More immediately, control of Aden’s ports could lead to threats on commercial ships traveling through the Gulf of Aden, Gartenstein-Ross said. The city is already infamous as the site of al Qaeda’s October 2000 suicide attack on the destroyer USS Cole that killed 17 American sailors and injured 39 others.
Until its move on Aden, AQAP’s biggest land grab in the current war was the city of Mukalla. Unlike ISIS, which seeks to hold areas and govern them under what it considers a caliphate, al Qaeda has not formally run any city. Some argue the group currently leading the city, the Sons of Hadramut, which includes some AQAP and tribal elements, is an al Qaeda front group.
“AQAP can look to the lessons learned of other extremist groups to exploit conflicts to advance their agenda,” the U.S. counterterrorism official said. “The locals’ distrust of outsiders, lack of confidence in the government, and resentment of Houthi forces offer AQAP leverage to advance its twisted ideology.”
The U.S. military has helped Saudi Arabia carry out its attacks against the Houthis by providing intelligence, refueling Arab warplanes, and effectively blockading Yemen at times to prevent Iran from resupplying them.
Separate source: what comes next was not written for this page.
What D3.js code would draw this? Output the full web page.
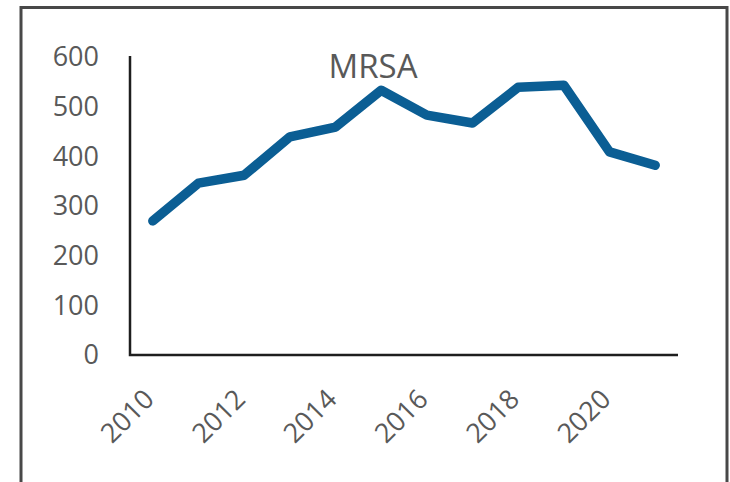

But even as warplanes from Saudi Arabia, the United Arab Emirates, Kuwait, and other Gulf militaries pound the Houthis, the Sunni fighters of AQAP are taking advantage of the power vacuum in Yemen to claim more territory and strengthen their operations.
Despite AQAP’s gains, U.S. officials so far have been reluctant to publicly criticize the Saudi intervention in Yemen. The kingdom is, of course, a longtime regional ally, and its reserve and oil supplies set world market prices, which now are relatively low. Riedel notes that the U.S. needs the Saudis’ help to pass the Iran deal.
Saudi Arabia’s new king and minister of defense also have been reticent to concede their efforts to put Hadi back in power have proved more difficult than anticipated when the air campaign began in March. The Houthis are loyal to former Yemeni president Ali Abdullah Saleh, and since the Saudi intervention, Yemen has devolved into an ungoverned state.
“The United States wants Saudi and UAE support for the Iran nuclear deal, and the price is to back them in their war against Yemen,” Riedel said.
The collapse of the Hadi government also marked the end of strong intelligence cooperation between the United States and Yemen. And with that, the U.S. drone program has slowed down, as has U.S. understanding of how AQAP is adjusting and exploiting the situation.
“Right now [Yemen is] below the radar, but it is not going to stay that way,” Gartenstein-Ross said.